Ein digitales Grundverständnis und die Bereitschaft, das eigene Wissen kontinuierlich zu erweitern, muss sich künftig als roter Faden durch alle Ebenen ziehen. Nicht jeder Mitarbeiter muss KI-Experte werden, um in Zukunft seinen Arbeitsplatz zu behalten, im Gegenteil: Fähigkeiten wie Empathie oder Kreativität können – zumindest auf absehbare Zeit – nicht von Maschinen geleistet werden.

Das erfordert ein grundlegendes Umdenken in vielen Geschäftsführungen und HR-Abteilungen, die einen Plan entwickeln müssen, wie sie ihre Mitarbeiter aller Abteilungen (und sich selbst) fit für die digitale Zukunft machen, ohne diese Herausforderung in den Technikraum zu verlagern.

Hierfür braucht es ein deutlich breiteres Angebot an Weiterbildungen. Und ein Arbeitgeber, der Mitarbeiter zur Weiterbildung ermutigt.
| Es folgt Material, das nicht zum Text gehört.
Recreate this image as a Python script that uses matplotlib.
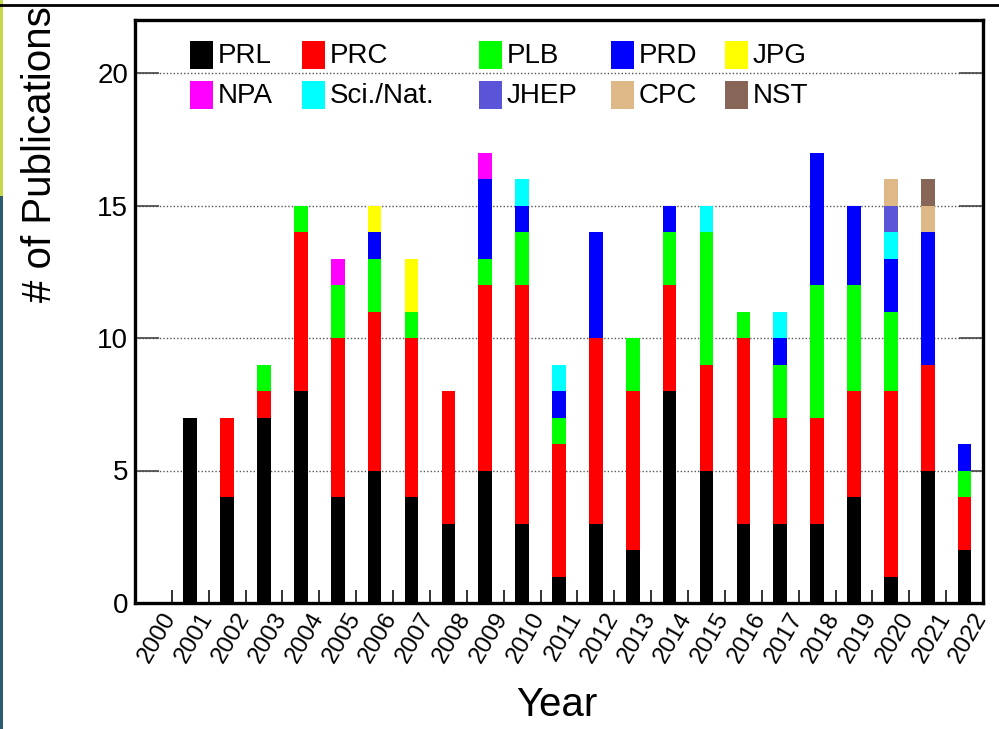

Solange viele Arbeitnehmer von morgens bis abends in Meetings sitzen oder der Chef Angst hat, wenn Mitarbeiter Müller wegen einer Fortbildung mal zwei Tage nicht an seinem Platz sitzt, wird das nichts mit der digitalen Transformation, wird eine gewisse „Bringschuld“ bei den Mitarbeitern niemals zu etablieren sein.

Technik darf nicht mehr als Statussymbol eingesetzt werden, nach dem Motto: „Der Vorstand hat das iPhone, der Mitarbeiter kämpft mit seinem Nokia-Knochen.“

Future Skills früh trainieren

Natürlich müssen, wie schon in Teil 1 angesprochen, die Rahmenbedingen in der Schul- und Ausbildung stimmen: Das Bio-Referat als PowerPoint-Präsentation, mehr Zusatzangebote außerhalb der Schulzeit, mehr Basiswissen nach dem Motto: „Was passiert eigentlich im Hintergrund, wenn ich eine E-Mail verschicke, eine URL eintippe?“.

„Die Rahmen-bedingungen in der Schule müssen stimmen.“

Denn wenn schon Heranwachsende den Sinn, Nutzen und die Mechanismen digitaler Angebote nicht verstehen, werden sie sich auch als künftige Mitarbeiter nicht dafür interessieren.